Every resource, every port, every cloud application you open to access is an attack point. Each surface you open to the Internet for remote access generates exponentially more risk. VPNs, now used more than ever, leave you open to being attacked via vulnerabilities in the products – or more commonly, with your own credentials.

The stark reality is your employees, business partners and solution vendors who all have some level of access to your network are more reachable through the Internet in their homes than they were when they were locked behind firewalls in their offices –and it’s easier than ever today for hackers to steal their valid credentials and use them against you.

Once hackers get into your infrastructure, they can then pivot and attack any resources, either local or cloud, available through that infrastructure, as well as other end users who may be on that network. And that’s why you see hackers continue to be successful in shutting down organizations with ransomware, exfiltrating data, or just causing colossally expensive problems across today’s enterprise infrastructure in general.
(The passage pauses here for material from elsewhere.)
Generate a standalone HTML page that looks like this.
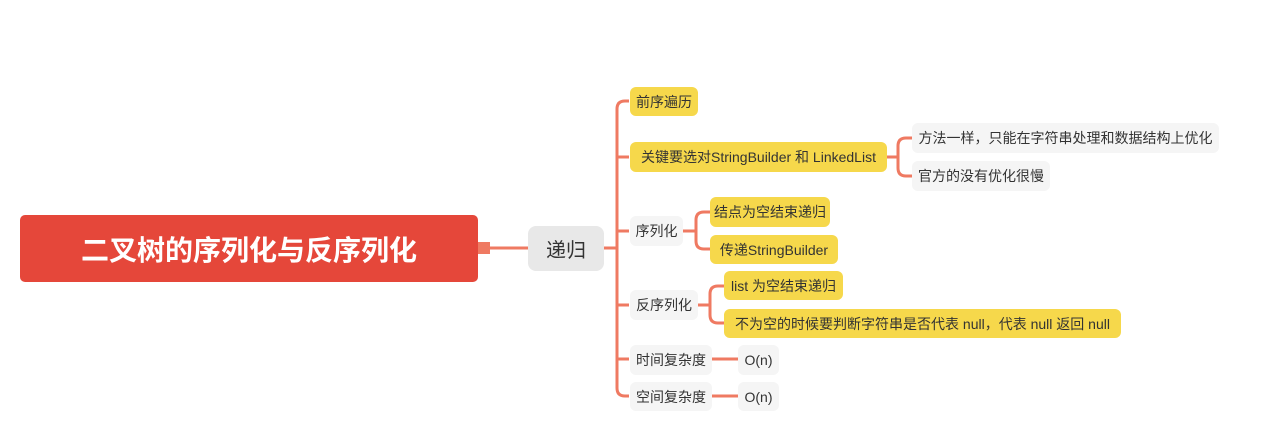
<!DOCTYPE html>
<html><head><meta charset="utf-8"><style>
body{margin:0;width:1269px;height:438px;background:#fff;position:relative;overflow:hidden;font-family:"Liberation Sans","Noto Sans CJK SC",sans-serif;}
.n{position:absolute;box-sizing:border-box;display:flex;align-items:center;justify-content:center;font-size:14px;color:#333;border-radius:6px;white-space:nowrap;}
.y{background:#F6D84B;}
.g{background:#F5F5F5;}
svg{position:absolute;left:0;top:0;}
</style></head><body>
<svg width="1269" height="438">
<g fill="none" stroke="#EF7A62" stroke-width="3">
<path d="M490 248H528"/>
<path d="M604 248H617"/>
<path d="M629 101H625Q617 101 617 109V388Q617 396 625 396H629"/>
<path d="M617 157H629M617 231H629M617 305H629M617 359H629"/>
<path d="M887 157H898M912 138H906Q898 138 898 146V168Q898 176 906 176H912"/>
<path d="M683 231H696M710 212H704Q696 212 696 220V241Q696 249 704 249H710"/>
<path d="M698 305H710M724 286H718Q710 286 710 294V315Q710 323 718 323H724"/>
<path d="M712 359H738M712 396H738"/>
</g>
<rect x="478" y="242" width="12" height="12" fill="#EF7A62"/>
</svg>
<div class="n" style="left:20px;top:215px;width:458px;height:67px;background:#E5473A;color:#fff;font-size:28px;font-weight:bold;border-radius:5px;">二叉树的序列化与反序列化</div>
<div class="n" style="left:528px;top:226px;width:76px;height:45px;background:#E8E8E8;font-size:20px;border-radius:8px;">递归</div>
<div class="n y" style="left:630px;top:87px;width:68px;height:29px;">前序遍历</div>
<div class="n y" style="left:630px;top:142px;width:257px;height:30px;">关键要选对StringBuilder 和 LinkedList</div>
<div class="n g" style="left:630px;top:216px;width:53px;height:30px;">序列化</div>
<div class="n g" style="left:630px;top:290px;width:68px;height:30px;">反序列化</div>
<div class="n g" style="left:630px;top:345px;width:82px;height:30px;">时间复杂度</div>
<div class="n g" style="left:630px;top:382px;width:82px;height:29px;">空间复杂度</div>
<div class="n g" style="left:738px;top:345px;width:41px;height:30px;">O(n)</div>
<div class="n g" style="left:738px;top:382px;width:41px;height:29px;">O(n)</div>
<div class="n g" style="left:912px;top:123px;width:307px;height:30px;">方法一样，只能在字符串处理和数据结构上优化</div>
<div class="n g" style="left:912px;top:161px;width:138px;height:30px;">官方的没有优化很慢</div>
<div class="n y" style="left:710px;top:197px;width:120px;height:30px;">结点为空结束递归</div>
<div class="n y" style="left:710px;top:235px;width:128px;height:29px;">传递StringBuilder</div>
<div class="n y" style="left:724px;top:271px;width:119px;height:29px;">list 为空结束递归</div>
<div class="n y" style="left:724px;top:309px;width:397px;height:29px;">不为空的时候要判断字符串是否代表 null，代表 null 返回 null</div>
</body></html>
Crossing the Bridge to the Next Normal

The pandemic illustrated in sharp relief the different ways you can offer access to your information – which from a business perspective is definitely desirable, but which from a security perspective can just as definitively be a nightmare. The challenge is in how to reconcile two such disparate goals that often seem diametrically at odds with each other.

Many leading enterprise organizations around the world today take a Zero Trust Access approach to bridge that gap between their business and security needs. For instance, organizations use Total Access Control (TAC), a Zero Trust solution from PortSys, to significantly reduce the attack surface by bringing central control over all their resources, whether they are local, cloud or web-based applications.
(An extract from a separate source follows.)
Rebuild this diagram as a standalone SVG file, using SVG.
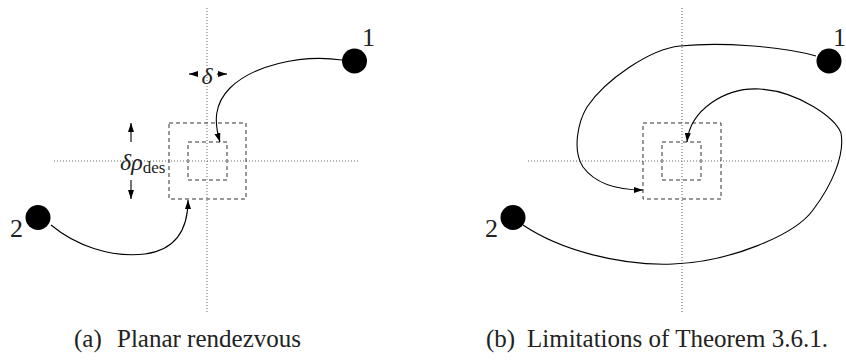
<svg xmlns="http://www.w3.org/2000/svg" width="846" height="363" viewBox="0 0 846 363">
<style>
.dot{stroke:#666;stroke-width:1;stroke-dasharray:1 2;fill:none}
.dash{stroke:#333;stroke-width:1;stroke-dasharray:4 3;fill:none}
.curve{stroke:#000;stroke-width:1.1;fill:none}
.arr{marker-end:url(#ah)}
text{font-family:'Liberation Serif','Times New Roman',serif;fill:#222}
.it{font-style:italic}
</style>
<defs>
<marker id="ah" markerUnits="userSpaceOnUse" markerWidth="10" markerHeight="8" refX="9" refY="3" orient="auto">
<path d="M0,0 L9,3 L0,6 z" fill="#000"/>
</marker>
</defs>
<rect width="846" height="363" fill="#fff"/>

<g id="axes">
<line class="dot" x1="207" y1="8" x2="207" y2="313"/>
<line class="dot" x1="54" y1="161" x2="360" y2="161"/>
<line class="dot" x1="682" y1="8" x2="682" y2="313"/>
<line class="dot" x1="528" y1="161" x2="834" y2="161"/>
</g>

<g id="boxA">
<rect class="dash" x="169" y="123" width="77" height="76"/>
<rect class="dash" x="188" y="142" width="39" height="38"/>
</g>
<g id="boxB">
<rect class="dash" x="643" y="123" width="78" height="76"/>
<rect class="dash" x="662" y="142" width="39" height="38"/>
</g>

<g id="connectors">
<path class="curve arr" d="M342,60 C300,54 252,66 230,88 C214,104 214,122 220,142"/>
<path class="curve arr" d="M51,225 C75,245 110,258 145,254 C175,250 188,230 188,200"/>
<path class="curve arr" d="M816,56 C780,46 720,42 680,46 C650,49 605,80 587,107 C578,122 572,150 583,167 C594,182 615,190 643,190"/>
<path class="curve arr" d="M523,225 C560,250 620,266 673,264 C730,262 795,235 813,210 C832,185 845,155 841,133 C835,118 800,92 760,89 C725,87 690,110 687,142"/>
<line class="curve arr" x1="198" y1="74" x2="189" y2="74"/>
<line class="curve arr" x1="217" y1="74" x2="227" y2="74"/>
<line class="curve arr" x1="131" y1="142" x2="131" y2="123"/>
<line class="curve arr" x1="131" y1="180" x2="131" y2="199"/>
</g>

<g id="nodeA1">
<circle cx="354.5" cy="61" r="12.5" fill="#000"/>
<text x="362" y="46" font-size="26" font-family="Liberation Serif, serif">1</text>
</g>
<g id="nodeA2">
<circle cx="38" cy="217.5" r="12.5" fill="#000"/>
<text x="10" y="237" font-size="26" font-family="Liberation Serif, serif">2</text>
</g>
<g id="nodeB1">
<circle cx="829" cy="61" r="12.5" fill="#000"/>
<text x="833" y="46" font-size="26" font-family="Liberation Serif, serif">1</text>
</g>
<g id="nodeB2">
<circle cx="513" cy="217.5" r="12.5" fill="#000"/>
<text x="485" y="237" font-size="26" font-family="Liberation Serif, serif">2</text>
</g>

<g id="labels">
<text class="it" x="207" y="84" font-size="24" text-anchor="middle" font-family="Liberation Serif, serif">δ</text>
<text x="120" y="170" font-size="24" font-family="Liberation Serif, serif"><tspan class="it">δρ</tspan><tspan font-size="17" dy="3">des</tspan></text>
</g>

<g id="captions">
<text x="74" y="347" font-size="25" font-family="Liberation Serif, serif">(a)<tspan x="117">Planar rendezvous</tspan></text>
<text x="486" y="347" font-size="25" font-family="Liberation Serif, serif">(b)<tspan x="527">Limitations of Theorem 3.6.1.</tspan></text>
</g>
</svg>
All user requests go through TAC before access is granted to any resources. TAC seamlessly examines  the users’ full context of access – including checking their security disposition, validating their devices, using multiple-factors of authentication, and examining any user’s current status against security policies for each resource to determine which resources should be available under those specific circumstances. Then, only those specific resources are made available to the authenticated users – and they are not given general access to the entire network.

This means users are captive within the applications they are authorized to access and nothing else.  This also provides the crucial segmentation necessary to minimize any lateral movement within an organization should there be any sort of breach.
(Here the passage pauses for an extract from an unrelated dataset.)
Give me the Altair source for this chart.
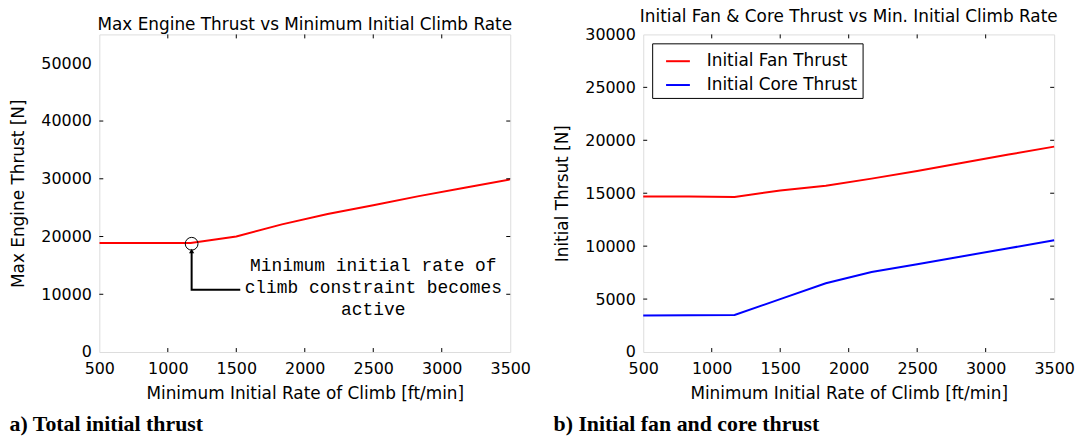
import altair as alt
import pandas as pd

# ---- data ----
climb_rate = [500, 833, 1167, 1500, 1833, 2167, 2500, 2833, 3167, 3500]
max_thrust = [18900, 18900, 18900, 20000, 22100, 23900, 25400, 27000, 28450, 29900]
fan_thrust = [14700, 14680, 14650, 15250, 15700, 16380, 17100, 17880, 18650, 19400]
core_thrust = [3440, 3470, 3500, 5000, 6500, 7550, 8300, 9050, 9800, 10550]
series_names = ["Initial Fan Thrust", "Initial Core Thrust"]
series_colors = ["#ff0000", "#0000ff"]

x_ticks = [500, 1000, 1500, 2000, 2500, 3000, 3500]
y_ticks_a = [0, 10000, 20000, 30000, 40000, 50000]
y_ticks_b = [0, 5000, 10000, 15000, 20000, 25000, 30000]

# annotation (data coordinates)
marker_x = [1174]
marker_y = [18750]
arrow_x = [1174, 1174, 1529]
arrow_y = [17300, 10800, 10800]
arrow_head_y = [17500]
note_lines = ["Minimum initial rate of", "climb constraint becomes", "active"]
note_x = [2500, 2500, 2500]
note_y = [14860, 11020, 7310]

W, H = 414, 320
FONT = "DejaVu Sans"
TICK = 4
XTITLE = "Minimum Initial Rate of Climb [ft/min]"

xscale = alt.Scale(domain=[500, 3500], nice=False, zero=False)


def axis_x():
    return alt.Axis(values=x_ticks, grid=False, ticks=False, domain=False,
                    labelFontSize=16, titleFontSize=17, labelFont=FONT, titleFont=FONT,
                    labelColor="black", titleColor="black", titleFontWeight="normal",
                    labelPadding=9, titlePadding=9, labelFlush=False, labelOverlap=False,
                    format="d")


def axis_y(vals):
    return alt.Axis(values=vals, grid=False, ticks=False, domain=False,
                    labelFontSize=16, titleFontSize=17, labelFont=FONT, titleFont=FONT,
                    labelColor="black", titleColor="black", titleFontWeight="normal",
                    labelPadding=8, titlePadding=13, labelFlush=False, labelOverlap=False,
                    format="d")


def X(field):
    return alt.X(f"{field}:Q", scale=xscale, axis=axis_x(), title=XTITLE)


def make_Y(yscale, yticks, ytitle):
    def Y(field):
        return alt.Y(f"{field}:Q", scale=yscale, axis=axis_y(yticks), title=ytitle)
    return Y


def tick_layers(Y, yticks):
    inner_x = pd.DataFrame({"t": x_ticks[1:-1]})
    inner_y = pd.DataFrame({"t": yticks[1:-1]})
    bx = alt.Chart(inner_x).mark_rule(color="black", strokeWidth=1).encode(
        x=X("t"), y=alt.value(H), y2=alt.value(H - TICK))
    tx = alt.Chart(inner_x).mark_rule(color="black", strokeWidth=1).encode(
        x=X("t"), y=alt.value(0), y2=alt.value(TICK))
    ly = alt.Chart(inner_y).mark_rule(color="black", strokeWidth=1).encode(
        y=Y("t"), x=alt.value(0), x2=alt.value(TICK))
    ry = alt.Chart(inner_y).mark_rule(color="black", strokeWidth=1).encode(
        y=Y("t"), x=alt.value(W), x2=alt.value(W - TICK))
    return [bx, tx, ly, ry]


def top_title(text):
    return alt.TitleParams(text, fontSize=17, font=FONT, fontWeight="normal",
                           color="black", anchor="middle", offset=0, frame="group")


def caption(text):
    return alt.TitleParams(text, orient="bottom", anchor="start", fontSize=22,
                           font="Liberation Serif", fontWeight="bold", color="black",
                           offset=12)


# ---- panel a ----
yscale_a = alt.Scale(domain=[0, 55000], nice=False)
Ya = make_Y(yscale_a, y_ticks_a, "Max Engine Thrust [N]")
df_a = pd.DataFrame({"rate": climb_rate, "thrust": max_thrust})
line_a = alt.Chart(df_a).mark_line(color="#ff0000", strokeWidth=2, clip=True).encode(
    x=X("rate"), y=Ya("thrust"))
circ = alt.Chart(pd.DataFrame({"x": marker_x, "y": marker_y})).mark_point(
    shape="circle", filled=False, color="black", size=165, strokeWidth=1, opacity=1).encode(
    x=X("x"), y=Ya("y"))
arrow = alt.Chart(pd.DataFrame({"x": arrow_x, "y": arrow_y, "o": [0, 1, 2]})).mark_line(
    color="black", strokeWidth=2).encode(x=X("x"), y=Ya("y"), order="o:O")
head = alt.Chart(pd.DataFrame({"x": marker_x, "y": arrow_head_y})).mark_point(
    shape="triangle-up", filled=True, color="black", size=28, opacity=1).encode(
    x=X("x"), y=Ya("y"))
note = alt.Chart(pd.DataFrame({"x": note_x, "y": note_y, "t": note_lines})).mark_text(
    font="Liberation Mono", fontSize=18, color="black", align="center", baseline="middle").encode(
    x=X("x"), y=Ya("y"), text="t:N")

panel_a = alt.layer(line_a, *tick_layers(Ya, y_ticks_a), arrow, head, circ, note).properties(
    width=W, height=H, title=top_title("Max Engine Thrust vs Minimum Initial Climb Rate"))

# ---- panel b ----
yscale_b = alt.Scale(domain=[0, 30000], nice=False)
Yb = make_Y(yscale_b, y_ticks_b, "Initial Thrsut [N]")
df_b = pd.DataFrame({
    "rate": climb_rate * 2,
    "thrust": fan_thrust + core_thrust,
    "series": [series_names[0]] * len(climb_rate) + [series_names[1]] * len(climb_rate),
})
line_b = alt.Chart(df_b).mark_line(strokeWidth=2).encode(
    x=X("rate"), y=Yb("thrust"),
    color=alt.Color("series:N", scale=alt.Scale(domain=series_names, range=series_colors),
                    sort=series_names,
                    legend=alt.Legend(title=None, orient="top-left", offset=9,
                                      strokeColor="black", fillColor="white", padding=5,
                                      symbolOffset=8,
                                      symbolType="stroke", symbolSize=576, symbolStrokeWidth=2,
                                      labelFontSize=17, labelFont=FONT, labelColor="black",
                                      labelOffset=16, rowPadding=3, cornerRadius=0)),
)
panel_b = alt.layer(line_b, *tick_layers(Yb, y_ticks_b)).properties(
    width=W, height=H, title=top_title("Initial Fan & Core Thrust vs Min. Initial Climb Rate"))

wrap_a = alt.vconcat(panel_a, title=caption("a) Total initial thrust"))
wrap_b = alt.vconcat(panel_b, title=caption("b) Initial fan and core thrust"))

chart = alt.hconcat(wrap_a, wrap_b, spacing=22).resolve_scale(
    color="independent").resolve_legend(color="independent").properties(
    padding={"left": 1, "top": -2, "right": 0, "bottom": 0}
).configure_view(stroke="black", strokeWidth=1).configure(background="white")

chart.save("out.html", embed_options={"renderer": "svg", "actions": False})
TAC helps organizations close many of the Internet-facing ports they previously used for access.  And with TAC, all traffic is encrypted – even if the original applications didn’t use encryption itself, which is common with many legacy applications.

Zero Trust Access – Designed for Digital Transformation

By creating this level of segmentation of resources, by closing the ports organizations have to the outside world, and by reducing the fronts they have to defend, an access-based Zero Trust approach makes security much stronger across the board – while at the same time making it much simpler for end users to do their jobs. And that’s really what we need to get to the Next Normal: to be able to adapt to the ever-changing digital transformation taking place across your infrastructure, regardless of disruptions to the business world.

This will not be the last business interruption you face in your career. Healthcare experts predict there are other pandemics to come. There will also continue to be the disruptions from other natural disasters that already happen on a regular basis today – hurricanes, blizzards, heat waves, tornadoes, floods, droughts, just to name a few.

Regardless of what your Next Normal is, you can adapt whenever these business disruptions arise – whether it is managing a pandemic, business continuity during a natural disaster, or just trying to achieve digital transformation – without compromising the security of your organizations.

Building a Zero Trust Access infrastructure will get you to that Next Normal – simpler, stronger and with a more unified IT security infrastructure to help grow your business.